Florida Justices Halt Execution Until U.S. Supreme Court Rules on Lethal Injection
FlaglerLive | February 17, 2015
Saying it must “err on the side of extreme caution” or risk threatening the “viability of Florida’s entire death penalty scheme,” the Florida Supreme Court on Tuesday halted the Feb. 26 execution of a convicted killer until the U.S. Supreme Court rules on a lethal injection drug.
The U.S. Supreme Court has temporarily put on hold executions in Oklahoma while it considers whether a relatively new lethal-injection drug violates constitutional protections against cruel and unusual punishment.
Because Florida’s lethal injection protocol is virtually identical to Oklahoma’s, the execution next week of Jerry William Correll needs to be delayed until the U.S. Supreme Court makes a decision, Florida Chief Justice Jorge Labarga wrote for the majority in a 5-2 decision Tuesday.

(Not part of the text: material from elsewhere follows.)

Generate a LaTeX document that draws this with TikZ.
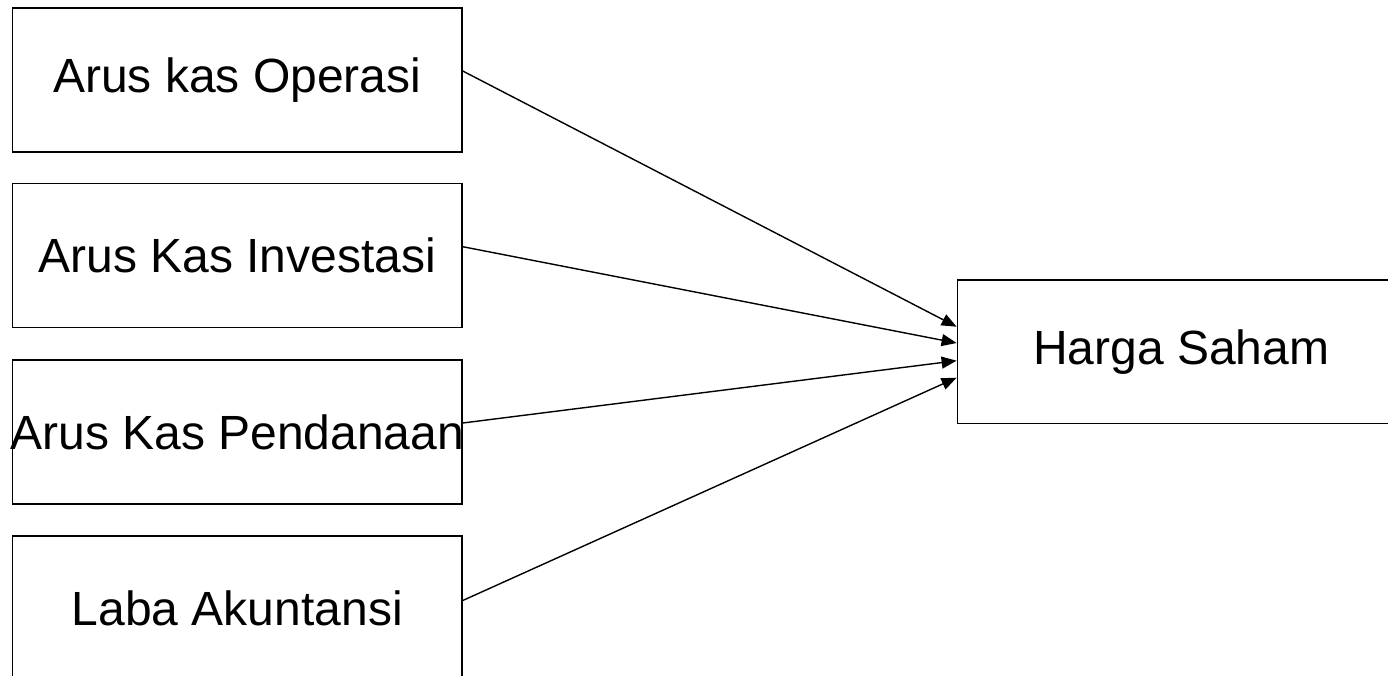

“Without a stay of execution in this case, Florida risks the unconstitutional execution of Correll, for which there is no remedy. In contrast, a stay pending determination of the issue in the United States Supreme Court will not prejudice the state and, more importantly, will ensure that Florida does not risk an unconstitutional execution, a risk that would threaten the viability of Florida’s entire death penalty scheme,” Labarga wrote. “For all these reasons — the most significant being the pending Supreme Court review of a protocol for which review had been denied in the past — this court must err on the side of extreme caution and grant a stay of execution for Correll.”
The decision overturned a circuit judge’s order last week denying Correll — convicted for the 1985 stabbing deaths of his ex-wife, daughter and two others in Orlando — a stay of execution pending the U.S. Supreme Court decision.
In the Oklahoma case, the high court is considering arguments about whether the disputed drug, midazolam hydrochloride, does not effectively sedate inmates during the execution process and subjects them to pain that violates the U.S. Constitution’s Eighth Amendment ban on cruel and unusual punishment.
Florida and other states began using the sedative as the first step in a three-drug execution cocktail in 2013, after previously using a drug called pentobarbital sodium. The states switched because Danish-based manufacturer Lundbeck refused to sell pentobarbital sodium directly to corrections agencies for use in executions and ordered its distributors to also stop supplying the drug for lethal-injection purposes.
Correll filed an emergency petition with the Florida Supreme Court on Jan. 30, seeking a stay of his execution while the U.S Supreme Court considers the matter. The Florida court returned the case to Orange County Circuit Judge Jenifer Davis, who last week rejected Correll’s arguments. Gov. Rick Scott signed Correll’s death warrant earlier in January.
In ruling against Correll, Davis pointed to past Florida Supreme Court and federal-court decisions that upheld the use of midazolam hydrochloride.
But on Tuesday, Labarga wrote that, since the U.S. Supreme Court has put on hold executions in Oklahoma while considering the issue, Florida should do the same.
“‘Death is different,'” Labarga wrote, quoting from a previous U.S. Supreme Court decision.”When the execution of a death-sentenced individual is at issue, heightened care must be taken, and none more so than when, as here, the method of execution has a reasonable and realistic chance of being declared to be cruel and unusual punishment by the United States Supreme Court.”
But in a 10-page dissent, Justice Charles Canady argued that the Supreme Court temporarily halted Oklahoma executions because state officials there requested the stays. Canady also objected that, although the drug protocols are similar, a decision about the constitutionality of Oklahoma’s use of midazolam may not have any impact on Florida’s lethal injection process.
The Florida Supreme Court has repeatedly signed off on the use of the drug in previous cases, Canady, joined by Justice Ricky Polston, wrote.
“This court has reviewed an exhaustive amount of litigation in a number of cases regarding the efficacy of midazolam in Florida’s lethal injection protocol, and we have not had concerns about its ability to produce an execution that comports with the Eighth Amendment. Perhaps the Supreme Court is concerned with the ‘botched’ executions of Dennis McGuire in Ohio, Joseph Wood in Arizona, and Clayton Lockett in Oklahoma; but none of those executions used midazolam in the same manner or dosage as it is used in Florida’s protocol,” he wrote.